§ EXERCISE PROMPT:
Leave the pictures out and copy exactly the lines from the line containing "Recreate this image" to the line containing "const yearTickMonths = years.map(y", both lines included.

** start EXERCISE MATERIAL **

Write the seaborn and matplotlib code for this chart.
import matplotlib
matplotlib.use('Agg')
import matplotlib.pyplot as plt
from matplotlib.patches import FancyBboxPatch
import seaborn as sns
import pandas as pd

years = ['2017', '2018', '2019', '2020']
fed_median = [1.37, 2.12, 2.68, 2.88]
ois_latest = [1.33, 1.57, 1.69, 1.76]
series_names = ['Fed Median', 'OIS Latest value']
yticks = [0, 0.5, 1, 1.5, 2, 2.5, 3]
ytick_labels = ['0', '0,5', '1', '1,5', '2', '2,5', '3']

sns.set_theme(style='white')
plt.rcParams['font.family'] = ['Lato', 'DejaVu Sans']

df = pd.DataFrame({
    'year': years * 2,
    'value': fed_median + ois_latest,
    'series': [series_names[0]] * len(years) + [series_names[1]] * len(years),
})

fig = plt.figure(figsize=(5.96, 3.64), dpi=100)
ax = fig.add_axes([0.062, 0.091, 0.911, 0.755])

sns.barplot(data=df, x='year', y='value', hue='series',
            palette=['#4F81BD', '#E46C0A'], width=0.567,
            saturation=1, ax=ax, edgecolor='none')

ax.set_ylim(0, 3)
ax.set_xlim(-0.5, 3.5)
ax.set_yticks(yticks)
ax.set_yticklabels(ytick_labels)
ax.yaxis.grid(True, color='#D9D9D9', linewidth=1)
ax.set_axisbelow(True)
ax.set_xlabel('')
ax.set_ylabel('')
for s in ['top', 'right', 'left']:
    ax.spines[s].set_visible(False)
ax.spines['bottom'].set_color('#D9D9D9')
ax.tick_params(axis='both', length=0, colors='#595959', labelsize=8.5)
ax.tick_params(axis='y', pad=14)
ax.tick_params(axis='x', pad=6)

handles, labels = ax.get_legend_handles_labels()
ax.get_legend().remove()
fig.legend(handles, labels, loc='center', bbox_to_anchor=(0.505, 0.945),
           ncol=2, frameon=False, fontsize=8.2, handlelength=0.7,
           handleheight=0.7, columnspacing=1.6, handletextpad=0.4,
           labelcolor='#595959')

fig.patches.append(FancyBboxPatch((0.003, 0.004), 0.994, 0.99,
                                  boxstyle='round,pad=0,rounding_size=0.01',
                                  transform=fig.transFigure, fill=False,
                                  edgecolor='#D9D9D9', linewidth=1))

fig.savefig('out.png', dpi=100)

** end EXERCISE MATERIAL **
** start EXERCISE MATERIAL **

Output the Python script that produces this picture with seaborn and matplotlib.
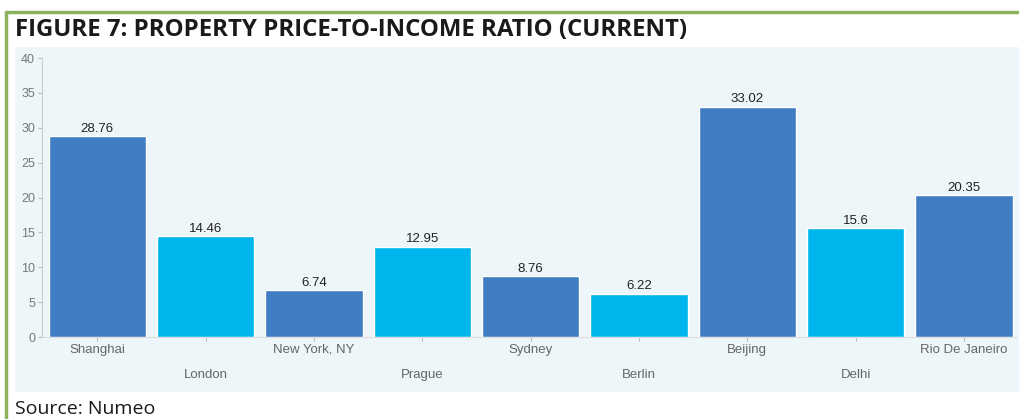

** end EXERCISE MATERIAL **
** start EXERCISE MATERIAL **

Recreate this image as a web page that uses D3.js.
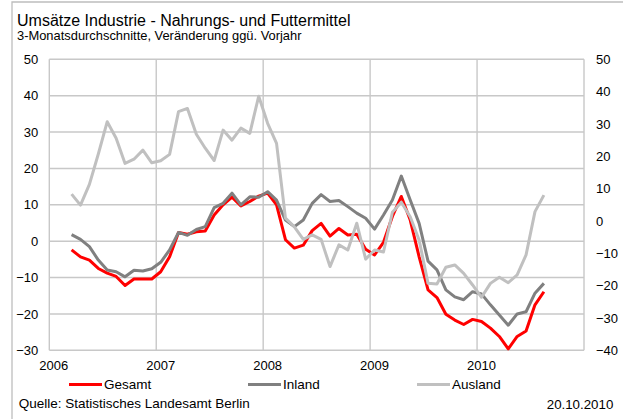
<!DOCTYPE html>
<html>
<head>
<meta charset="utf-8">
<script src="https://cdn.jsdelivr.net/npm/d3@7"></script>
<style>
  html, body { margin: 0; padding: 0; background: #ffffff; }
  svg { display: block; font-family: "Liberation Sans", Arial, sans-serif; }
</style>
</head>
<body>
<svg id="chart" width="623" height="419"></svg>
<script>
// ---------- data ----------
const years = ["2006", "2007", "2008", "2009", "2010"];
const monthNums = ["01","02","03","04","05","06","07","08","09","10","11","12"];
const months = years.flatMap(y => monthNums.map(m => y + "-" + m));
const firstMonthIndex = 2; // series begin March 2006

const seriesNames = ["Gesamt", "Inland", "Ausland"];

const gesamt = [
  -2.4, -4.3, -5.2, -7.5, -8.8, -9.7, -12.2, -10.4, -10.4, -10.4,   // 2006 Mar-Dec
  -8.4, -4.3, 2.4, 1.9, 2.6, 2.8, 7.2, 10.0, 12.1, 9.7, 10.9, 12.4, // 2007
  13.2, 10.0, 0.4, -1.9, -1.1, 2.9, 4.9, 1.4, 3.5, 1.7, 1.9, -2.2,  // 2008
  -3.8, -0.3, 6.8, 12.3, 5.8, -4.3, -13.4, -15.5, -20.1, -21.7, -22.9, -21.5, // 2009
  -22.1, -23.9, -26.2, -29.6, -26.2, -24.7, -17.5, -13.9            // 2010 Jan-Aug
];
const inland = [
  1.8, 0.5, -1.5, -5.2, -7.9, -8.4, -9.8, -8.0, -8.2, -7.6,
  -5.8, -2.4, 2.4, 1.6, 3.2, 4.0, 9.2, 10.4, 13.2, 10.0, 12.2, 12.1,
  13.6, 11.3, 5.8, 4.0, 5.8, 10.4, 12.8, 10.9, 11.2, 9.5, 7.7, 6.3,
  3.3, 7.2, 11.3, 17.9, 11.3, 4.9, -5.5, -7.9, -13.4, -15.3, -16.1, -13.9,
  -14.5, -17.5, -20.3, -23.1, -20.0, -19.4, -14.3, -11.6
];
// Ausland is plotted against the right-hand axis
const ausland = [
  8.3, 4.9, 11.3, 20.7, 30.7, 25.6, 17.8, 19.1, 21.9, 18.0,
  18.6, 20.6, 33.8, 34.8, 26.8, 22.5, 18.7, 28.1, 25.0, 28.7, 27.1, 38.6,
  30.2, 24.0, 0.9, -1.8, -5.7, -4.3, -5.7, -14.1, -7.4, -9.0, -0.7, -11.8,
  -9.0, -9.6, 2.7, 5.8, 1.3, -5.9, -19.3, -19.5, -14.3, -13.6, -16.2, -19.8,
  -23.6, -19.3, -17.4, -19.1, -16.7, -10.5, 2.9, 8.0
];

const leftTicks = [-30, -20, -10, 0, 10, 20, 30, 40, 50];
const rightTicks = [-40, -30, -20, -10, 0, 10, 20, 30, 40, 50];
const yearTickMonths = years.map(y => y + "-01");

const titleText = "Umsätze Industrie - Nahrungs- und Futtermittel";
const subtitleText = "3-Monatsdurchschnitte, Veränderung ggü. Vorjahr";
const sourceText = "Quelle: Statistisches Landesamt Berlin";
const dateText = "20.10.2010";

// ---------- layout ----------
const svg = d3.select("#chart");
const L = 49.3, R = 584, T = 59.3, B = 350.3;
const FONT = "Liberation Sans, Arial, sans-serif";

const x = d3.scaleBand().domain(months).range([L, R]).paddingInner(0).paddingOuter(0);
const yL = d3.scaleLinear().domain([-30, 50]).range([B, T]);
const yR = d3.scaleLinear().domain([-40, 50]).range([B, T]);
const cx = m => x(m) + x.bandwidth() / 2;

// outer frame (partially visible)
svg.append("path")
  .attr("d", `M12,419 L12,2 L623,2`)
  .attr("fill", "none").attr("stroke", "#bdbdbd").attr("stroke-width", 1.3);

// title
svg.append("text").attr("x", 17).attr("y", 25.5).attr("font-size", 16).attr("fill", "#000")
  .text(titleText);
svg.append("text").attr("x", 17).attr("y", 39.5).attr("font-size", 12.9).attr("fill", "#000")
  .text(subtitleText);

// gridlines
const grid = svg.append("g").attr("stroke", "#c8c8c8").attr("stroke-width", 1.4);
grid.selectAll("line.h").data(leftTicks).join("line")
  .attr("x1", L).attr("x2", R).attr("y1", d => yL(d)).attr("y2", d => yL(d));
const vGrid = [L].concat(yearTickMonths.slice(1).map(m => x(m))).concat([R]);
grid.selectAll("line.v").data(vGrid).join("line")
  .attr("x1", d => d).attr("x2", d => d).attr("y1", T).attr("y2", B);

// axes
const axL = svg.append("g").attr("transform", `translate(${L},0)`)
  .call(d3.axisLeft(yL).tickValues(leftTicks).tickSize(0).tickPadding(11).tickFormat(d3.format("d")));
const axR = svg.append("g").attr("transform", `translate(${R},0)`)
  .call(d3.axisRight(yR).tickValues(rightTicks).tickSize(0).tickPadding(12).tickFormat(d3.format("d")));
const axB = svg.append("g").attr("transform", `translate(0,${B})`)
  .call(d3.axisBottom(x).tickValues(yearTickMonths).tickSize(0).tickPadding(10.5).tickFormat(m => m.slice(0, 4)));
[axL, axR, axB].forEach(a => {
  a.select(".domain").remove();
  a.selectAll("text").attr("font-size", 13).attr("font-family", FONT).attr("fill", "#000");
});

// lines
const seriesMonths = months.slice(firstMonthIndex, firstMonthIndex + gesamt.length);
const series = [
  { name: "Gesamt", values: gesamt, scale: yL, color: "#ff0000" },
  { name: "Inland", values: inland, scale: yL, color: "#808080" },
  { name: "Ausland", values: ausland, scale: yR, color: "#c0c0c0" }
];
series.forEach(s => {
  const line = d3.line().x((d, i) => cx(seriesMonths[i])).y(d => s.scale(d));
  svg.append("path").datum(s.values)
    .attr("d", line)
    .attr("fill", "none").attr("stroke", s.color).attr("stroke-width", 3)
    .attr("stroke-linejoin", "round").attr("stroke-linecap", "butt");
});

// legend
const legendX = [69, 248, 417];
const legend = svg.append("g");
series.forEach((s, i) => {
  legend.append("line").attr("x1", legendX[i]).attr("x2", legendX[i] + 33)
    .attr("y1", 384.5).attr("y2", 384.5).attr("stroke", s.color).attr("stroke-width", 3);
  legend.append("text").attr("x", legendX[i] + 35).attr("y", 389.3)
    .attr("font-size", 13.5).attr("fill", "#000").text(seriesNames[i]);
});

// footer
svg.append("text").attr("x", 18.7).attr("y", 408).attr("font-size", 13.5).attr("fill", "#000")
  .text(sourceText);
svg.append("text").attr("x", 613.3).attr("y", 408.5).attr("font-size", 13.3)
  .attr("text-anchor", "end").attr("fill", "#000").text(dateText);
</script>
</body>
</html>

** end EXERCISE MATERIAL **

§ ANSWER TO THIS TASK:
Recreate this image as a web page that uses D3.js.
<!DOCTYPE html>
<html>
<head>
<meta charset="utf-8">
<script src="https://cdn.jsdelivr.net/npm/d3@7"></script>
<style>
  html, body { margin: 0; padding: 0; background: #ffffff; }
  svg { display: block; font-family: "Liberation Sans", Arial, sans-serif; }
</style>
</head>
<body>
<svg id="chart" width="623" height="419"></svg>
<script>
// ---------- data ----------
const years = ["2006", "2007", "2008", "2009", "2010"];
const monthNums = ["01","02","03","04","05","06","07","08","09","10","11","12"];
const months = years.flatMap(y => monthNums.map(m => y + "-" + m));
const firstMonthIndex = 2; // series begin March 2006

const seriesNames = ["Gesamt", "Inland", "Ausland"];

const gesamt = [
  -2.4, -4.3, -5.2, -7.5, -8.8, -9.7, -12.2, -10.4, -10.4, -10.4,   // 2006 Mar-Dec
  -8.4, -4.3, 2.4, 1.9, 2.6, 2.8, 7.2, 10.0, 12.1, 9.7, 10.9, 12.4, // 2007
  13.2, 10.0, 0.4, -1.9, -1.1, 2.9, 4.9, 1.4, 3.5, 1.7, 1.9, -2.2,  // 2008
  -3.8, -0.3, 6.8, 12.3, 5.8, -4.3, -13.4, -15.5, -20.1, -21.7, -22.9, -21.5, // 2009
  -22.1, -23.9, -26.2, -29.6, -26.2, -24.7, -17.5, -13.9            // 2010 Jan-Aug
];
const inland = [
  1.8, 0.5, -1.5, -5.2, -7.9, -8.4, -9.8, -8.0, -8.2, -7.6,
  -5.8, -2.4, 2.4, 1.6, 3.2, 4.0, 9.2, 10.4, 13.2, 10.0, 12.2, 12.1,
  13.6, 11.3, 5.8, 4.0, 5.8, 10.4, 12.8, 10.9, 11.2, 9.5, 7.7, 6.3,
  3.3, 7.2, 11.3, 17.9, 11.3, 4.9, -5.5, -7.9, -13.4, -15.3, -16.1, -13.9,
  -14.5, -17.5, -20.3, -23.1, -20.0, -19.4, -14.3, -11.6
];
// Ausland is plotted against the right-hand axis
const ausland = [
  8.3, 4.9, 11.3, 20.7, 30.7, 25.6, 17.8, 19.1, 21.9, 18.0,
  18.6, 20.6, 33.8, 34.8, 26.8, 22.5, 18.7, 28.1, 25.0, 28.7, 27.1, 38.6,
  30.2, 24.0, 0.9, -1.8, -5.7, -4.3, -5.7, -14.1, -7.4, -9.0, -0.7, -11.8,
  -9.0, -9.6, 2.7, 5.8, 1.3, -5.9, -19.3, -19.5, -14.3, -13.6, -16.2, -19.8,
  -23.6, -19.3, -17.4, -19.1, -16.7, -10.5, 2.9, 8.0
];

const leftTicks = [-30, -20, -10, 0, 10, 20, 30, 40, 50];
const rightTicks = [-40, -30, -20, -10, 0, 10, 20, 30, 40, 50];
const yearTickMonths = years.map(y => y + "-01");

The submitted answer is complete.